Reinforcement learning in Nengo for continuous action space and continuous state space

I was wondering if there are any RL algorithms that were designed for use with spiking neurons/Nengo, and designed for a continuous action space and a continuous state space?

Essentially, I’m looking for algorithms analogous to DDPG or TD3, but were designed specifically for Nengo. I don’t want to just implement DDPG with spiking neurons in NengoDL, as I suspect that the algorithm performance would be worse and because the biological plausibility does not really change.

I have gone through this paper:

But from my understanding, NHRL was designed for a continuous state space but NOT a continuous action space. The approach I could think of was to discretize my action space. but I’m worried about the very high dimensionality and performance issues with the agent actually being able to learn anything.

Can the Basal Ganglia/Thalamus units be used for continuous action selection? As far as I can tell, they simply argmax over the provided inputs.

Good question! This is actually something that I just secured a grant for: looking into doing reinforcement learning in continuous action spaces (and continuous state space, and in continuous time). So I’d say this is a topic that I’m looking forward to digging into in more detail of the next year or so, but right now we don’t have any strong examples.

And I also agree with your thoughts on the BG/Thal system, which really is set up for discrete action spaces. That said, it is worth noting that the BG itself does provide a much more continuous output – the current Thalamus model does a little bit of extra winner-take-all on top of what the BG does in order to make the output very discrete. So that could be relaxed a bit by adjusting the Thalamus model. But, that then runs into the question of how to rethink the learning itself, which as I said is a bit of a research topic itself.

For the grant that I mentioned that I’ll be working on, the particular emphasis will be on modelling how biological systems do this sort of reinforcement learning, so that’s exactly why I wasn’t planning on doing something like just implementing DDPG in NengoDL – I think you’re exactly right that the algorithm performance would be worse (although the energy consumption, given the right hardware, might be much improved!) and it wouldn’t really change the biological plausibility. But I do think that some of the ideas in DDPG are pretty relevant. And I’d also say there’s some interesting similarities that I’m still trying to sort out to things in the adaptive control literature. But I’m still trying to sort out exactly what that research path will be.

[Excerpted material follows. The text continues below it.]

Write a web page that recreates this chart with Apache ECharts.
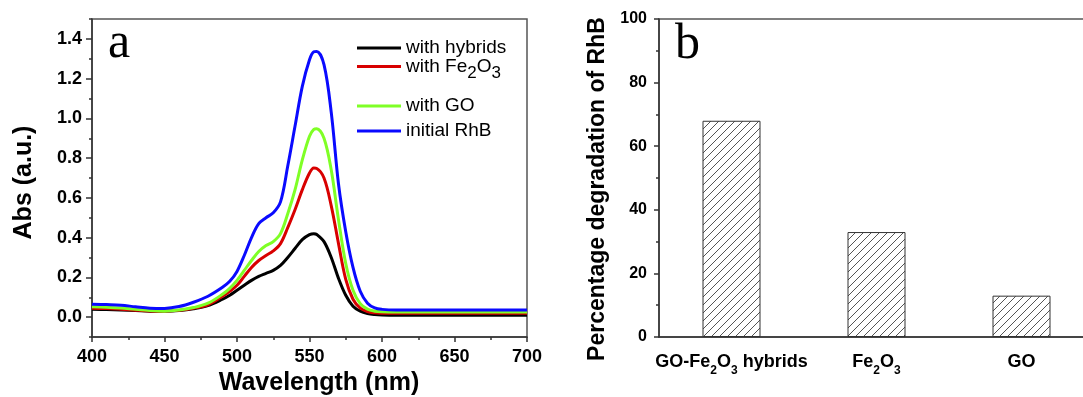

Could you give a bit more detail about what sort of project you’re thinking of? Or tasks? It sounds like you’re more interested in the biological plausibility aspect, but I’d like to get a better sense of what direction you’re coming at this from. It would be good to share ideas, in any case!

1 Like

Thank you for the explanations!

As of right now I’m just investigating different reinforcement learning algorithms/strategies using spiking neural networks and comparing them to some more traditional algorithms. It makes sense that this is a research question as of itself, at least for continuous action spaces. I was hoping to ultimately apply NHRL or some Nengo reinforcement learning technique for robotic control in a continuous state/action/time space. Before that, I’m trying to benchmark those algorithms on OpenAi gym environments.

Terry, congratulations on the grant! This topic – using a spiking neural net simulator like Nengo for continuous control – is also a current research interest of mine. So it’s good to see that at least one other person (kshivvy) is interested as well. I’ve had some very promising results using Proximal Policy Optimization for landing a 2D quadcopter, and am currently working on extending my OpenAI Gym environment for 3D landing, and eventually predator/prey modeling. I also have an undergraduate student doing an honors thesis with me this coming year on the topic, after having some exposure to Nengo in my neural nets course.

If there’s any way I can be of use with the grant-funded project, I’ll be delighted to help out.